In August 2011, Zonday released his only EP so far, titled "Chocolate Rain 2.0". In November he uploaded "Mama Economy (The Economy Explained)" in response to an economic crisis in the United States. "Mama Economy" features Lindsey Stirling playing the violin.

On June 22, 2012, Zonday uploaded a cover of Carly Rae Jepsen's number one single "Call Me Maybe", which as of 2022 has reached over 6.7 million views. It was featured on "The 10 Best 'Call Me Maybe' Covers" on Billboard.com. He is seen performing the single in front of a microphone in what he claimed to be "as low as I could [sing]".

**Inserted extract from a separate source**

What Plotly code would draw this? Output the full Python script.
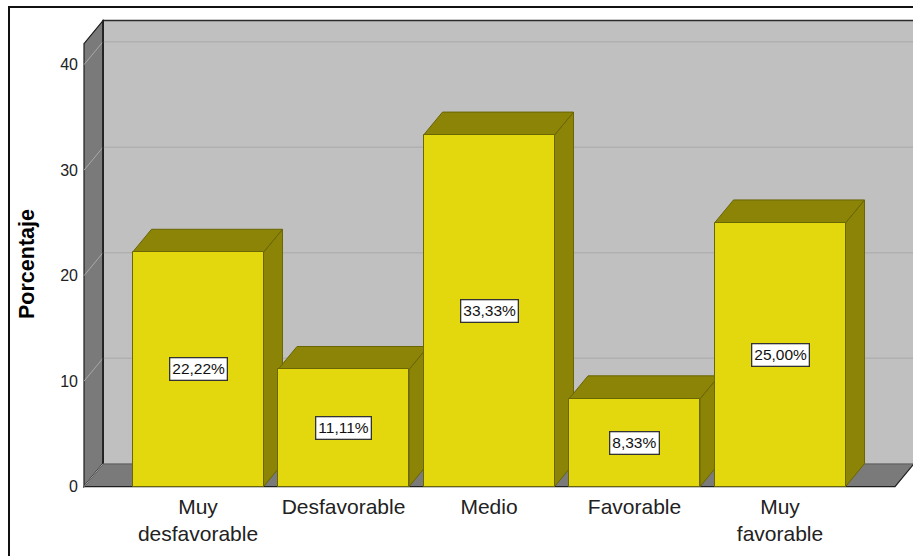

In June 13, 2026, Zonday appeared as one of the participants in MrBeast's video 50 YouTube Legends Fight For $1,000,000, where he took part in a Harlem Shake mannequin identification challenge and was called out by name during the segment.

=== Voice acting ===
Zonday voiced "The King" in the Happy Wheels animated web series based on the video game of the same name, which premiered on go90 in November 2016.

In July 2017, Machinima, Inc. and Hasbro cast several YouTube personalities, including Zonday, for the animated web series Transformers: Titans Return to garner online attention. Zonday was cast as "Chorus of the Primes".